Quiss le preguntó, de un modo casual, en dónde había conseguido aquellos buenos cigarros. Más tarde se dijo a sí mismo que no tendría que haber sido tan tonto:

—¡Vete a tomar por saco! —le respondió el cuervo rojo.

Repentinamente, entre bocanadas de humo, el cuervo anunció desde el pilar:

—Me gustaba aquel último juego. —Quiss ni siquiera se dignó mirarlo. Sosteniéndose sobre una pata, el cuervo rojo se sacó del pico con la otra extremidad lo poco que quedaba del puro. Se quedó mirando pensativamente el extremo incandescente. Un copo de nieve se posó lentamente sobre su brasa, derritiéndose con un siseo. El cuervo rojo levantó la cabeza mirando con recriminación al cielo, después volvió a meterse el puro en el pico (con lo cual, al hablar, distorsionaba las palabras de una manera extraña)— Sí, estaba bien el Estratego Abierto. Me gustaba aquel tablero, el modo en que parecía expandirse interminablemente hacia todas las direcciones. Vosotros dos parecíais verdaderos zopencos, os lo prometo, de pie en medio de un tablero infinito que os llegaba hasta la cintura. Dos auténticos gilipollas. El juego de dominó era muy estúpido. Incluso éste resulta bastante aburrido. ¿Por qué no admiten la derrota? Jamás conseguirán acertar la respuesta. Podríais arrojaros ahora al vacío. Será cosa de un segundo.
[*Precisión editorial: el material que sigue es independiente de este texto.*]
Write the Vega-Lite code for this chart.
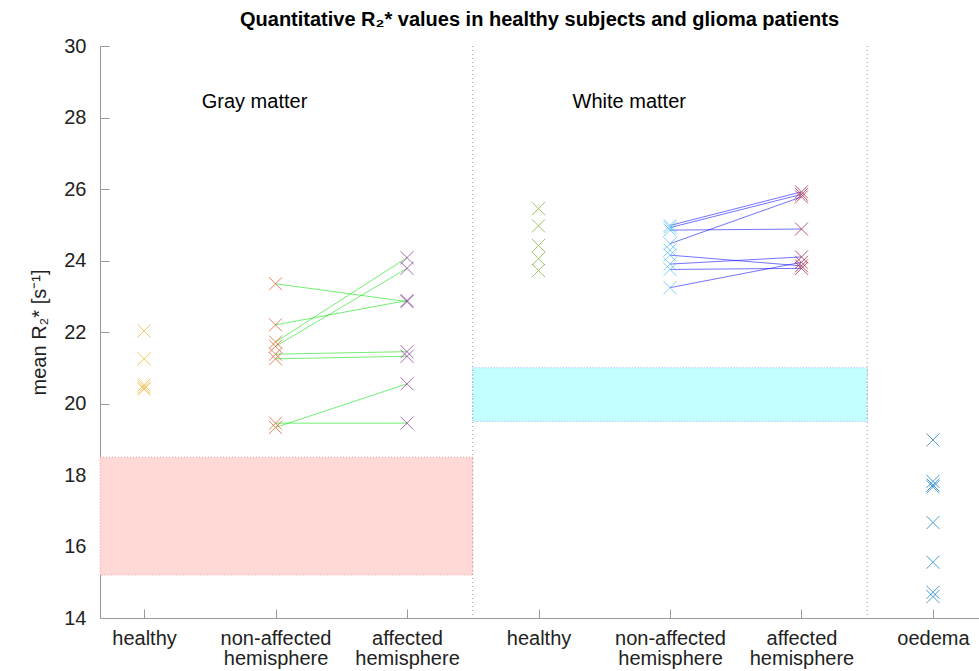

Maldición, a vuestra edad probablemente moriríais de conmoción antes de estrellaros contra el puñetero suelo.

—Hmm —dijo Ajayi, y Quiss se preguntó si había estado escuchando al ave. Pero la mujer aún continuaba mirando con el ceño fruncido las teselas sobre la tablilla de madera. Les hablaba a ellas, o a sí misma.
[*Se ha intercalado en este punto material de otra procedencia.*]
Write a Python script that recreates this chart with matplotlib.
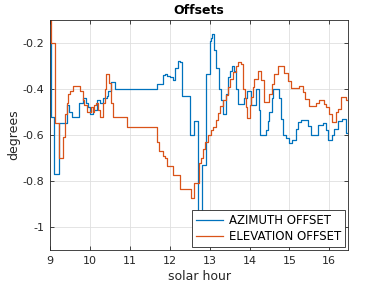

Si Quiss contaba correctamente, en pocos días se cumpliría el día dos mil desde que estaban juntos en el castillo. Naturalmente, recordó orgulloso, él ya vivía allí cuando llegó ella.

Le hacía bien llevar la cuenta de los días, calcular los aniversarios para luego poder festejarlos. Los calculaba de acuerdo a una base numérica distinta. Base cinco, base seis, siete, ocho, naturalmente, nueve, diez, doce y dieciséis. Por lo tanto dos mil días harían una celebración cuádruple, ya que era divisible por cinco, ocho, diez y dieciséis. Era una lástima que Ajayi no compartiera su entusiasmo.

Quiss se frotó lentamente la cabeza, sacándose algunos pequeños y fríos copos de nieve. De un soplido también limpió el tablero. Si seguía nevando así, tal vez pronto tendrían que volver a entrar. El cuarto de juegos les aburría y como el clima parecía más templado, después de mucho insistir al senescal, finalmente obtuvieron permiso para que la pequeña mesa con la gema roja fuese desbarretada del suelo (un trabajo aparentemente simple que mantuvo ocupados a tres ayudantes —a veces más— que constantemente discutían entre sí, equipados con aceiteras, destornilladores, martillos, cortadoras de tornillos, pinzas, llaves de tuercas y alicates, durante cinco días completos) y transportada hasta las plantas superiores del castillo que conformaban, por abandono, gracias al derrumbe de la arquitectura de los niveles más altos, el techo del castillo. En esta especie de patio elevado, rodeado por árboles atrofiados, piedras caídas y distantes torrecillas, habían estado jugando al Scrabble Chino durante los últimos y extraños cincuenta días. El clima había sido benigno; sin viento, ligeramente más cálido que antes (hasta aquel día) pero con el cielo siempre gris, aunque se trataba de un gris luminoso.